»»
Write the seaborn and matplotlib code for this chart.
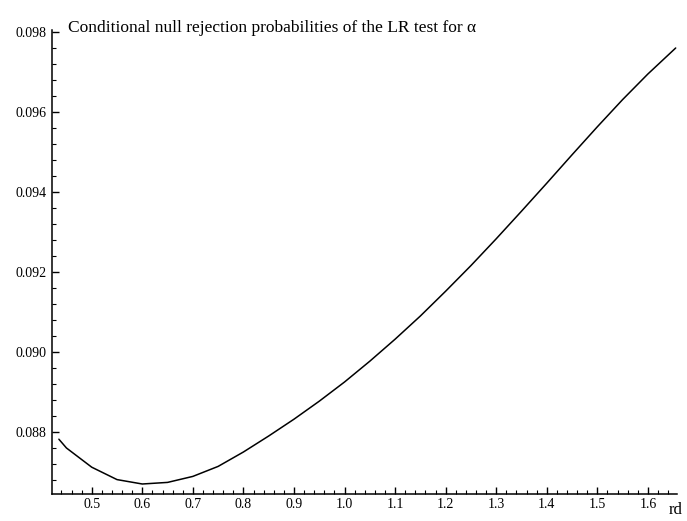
import numpy as np
import pandas as pd
import matplotlib
matplotlib.use("Agg")
import matplotlib.pyplot as plt
from matplotlib.ticker import MultipleLocator, FixedLocator
import seaborn as sns

# Conditional null rejection probability of the LR test as a function of rd
rd = [0.435, 0.45, 0.50, 0.55, 0.60, 0.65, 0.70, 0.75, 0.80, 0.85, 0.90,
      0.95, 1.00, 1.05, 1.10, 1.15, 1.20, 1.25, 1.30, 1.35, 1.40, 1.45,
      1.50, 1.55, 1.60, 1.655]
prob = [0.08782, 0.08760, 0.08712, 0.08681, 0.08670, 0.08674, 0.08689,
        0.08714, 0.08750, 0.08790, 0.08832, 0.08877, 0.08925, 0.08977,
        0.09032, 0.09090, 0.09152, 0.09216, 0.09283, 0.09352, 0.09422,
        0.09493, 0.09563, 0.09631, 0.09695, 0.09760]

x_ticks = [0.5, 0.6, 0.7, 0.8, 0.9, 1.0, 1.1, 1.2, 1.3, 1.4, 1.5, 1.6]
x_labels = ["0.5", "0.6", "0.7", "0.8", "0.9", "1.0", "1.1", "1.2", "1.3",
            "1.4", "1.5", "1.6"]
y_ticks = [0.088, 0.090, 0.092, 0.094, 0.096, 0.098]
y_labels = ["0.088", "0.090", "0.092", "0.094", "0.096", "0.098"]

title = "Conditional null rejection probabilities of the LR test for α"
x_name = "rd"

sns.set_style("white")
plt.rcParams["font.family"] = ["Liberation Serif", "DejaVu Serif"]

df = pd.DataFrame({"rd": rd, "prob": prob})

fig = plt.figure(figsize=(6.87, 5.21), dpi=100)
ax = fig.add_axes([52.3 / 687, 1 - 494 / 521, (676.7 - 52.3) / 687, (494 - 30) / 521])

sns.lineplot(data=df, x="rd", y="prob", ax=ax, color="black", linewidth=1.1)

ax.set_xlim(0.422, 1.657)
ax.set_ylim(0.08645, 0.09805)

for side in ("top", "right"):
    ax.spines[side].set_visible(False)
for side in ("left", "bottom"):
    ax.spines[side].set_color("black")
    ax.spines[side].set_linewidth(1.1)

ax.xaxis.set_major_locator(FixedLocator(x_ticks))
ax.set_xticklabels(x_labels)
ax.yaxis.set_major_locator(FixedLocator(y_ticks))
ax.set_yticklabels(y_labels)
ax.xaxis.set_minor_locator(MultipleLocator(0.02))
ax.yaxis.set_minor_locator(MultipleLocator(0.0004))

ax.tick_params(axis="both", which="major", direction="in", length=5,
               width=1.0, color="black", labelsize=10, labelcolor="black")
ax.tick_params(axis="both", which="minor", direction="in", length=3,
               width=0.8, color="black")
ax.tick_params(axis="x", which="major", pad=3)
ax.tick_params(axis="y", which="major", pad=4)
ax.tick_params(bottom=True, left=True, which="both")

ax.set_xlabel("")
ax.set_ylabel("")
ax.grid(False)

fig.text(68 / 687, 1 - 28 / 521, title, fontsize=12.5, color="black",
         ha="left", va="center")
fig.text(676 / 687, 1 - 510 / 521, x_name, fontsize=12, color="black",
         ha="center", va="center")

fig.savefig("out.png", dpi=100, facecolor="white")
««
- **Exercise description**
Go from the first line of the data above to the line containing "import seaborn as sns" and retype exactly those lines, both included, but none of the pictures.

- **Answer to the exercise**
Write the seaborn and matplotlib code for this chart.
import numpy as np
import pandas as pd
import matplotlib
matplotlib.use("Agg")
import matplotlib.pyplot as plt
from matplotlib.ticker import MultipleLocator, FixedLocator
import seaborn as sns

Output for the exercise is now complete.